“Around the World in Analogue” is your bite-size guide to the most amazing travel destinations across the globe, as documented by the members of the Lomography community. Today, Lomographer James Pilbrow (@j_robertmeyland) traces the history of Timor-Leste through its varied terrain and landscapes.
In May I visited Timor-Leste for the second time in less than a year. I spent some time in Dili, its capital, went south to Ainaro District to climb Mt. Ramelau, the highest mountain in the country, and then east to Baucau, the second largest city.
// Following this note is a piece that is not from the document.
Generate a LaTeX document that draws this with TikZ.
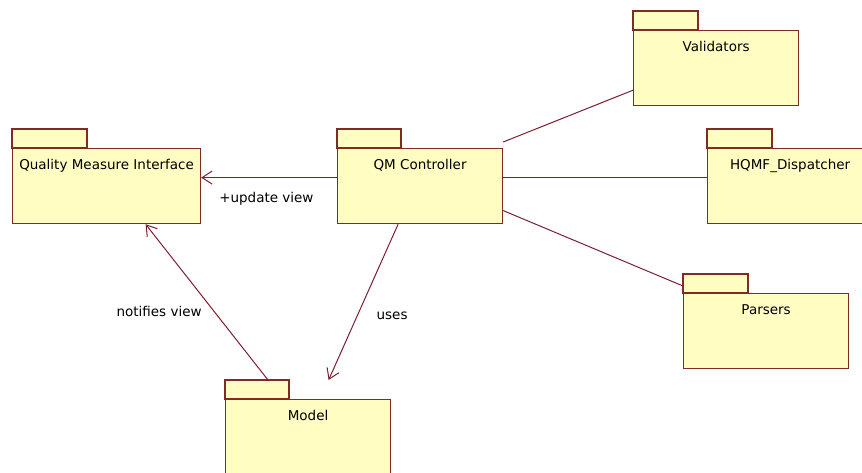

I was able to spend a lot of time with local people and reach some rather remote parts of the country, taking in the amazing vistas, the traditional Timorese and Portuguese colonial buildings, as well as the lingering remnants of the many conflicts that have marked this land over the last four decades.
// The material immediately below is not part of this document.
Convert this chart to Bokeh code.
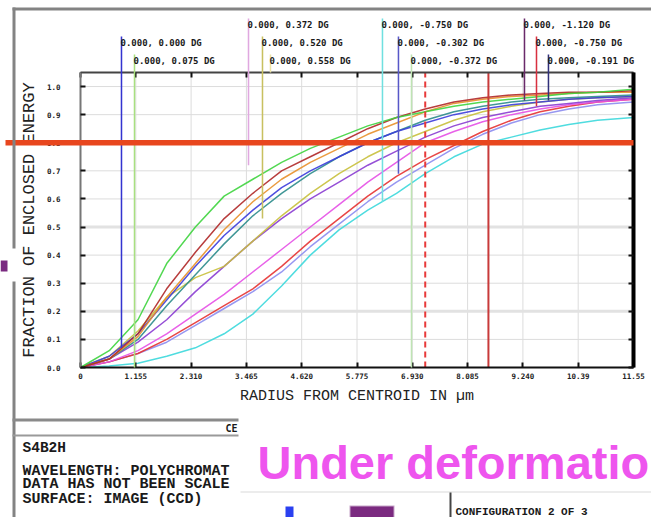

Unlike Portugal’s other major colonial-era holdings in the region, Flores and Solor, Timor-Leste remained a Portuguese colony right up until 1975, and so despite being under Indonesian rule for a quarter century after that before its independence, it is culturally quite different to neighboring West Timor and the other surrounding Indonesian territories. Portuguese is one of its two official languages, although it is far from the most widely spoken, and its use in the nation’s Parliament and as the language schooling is taught in as opposed to the far more widely spoken Tetum, is not looked upon kindly by many among the younger generations.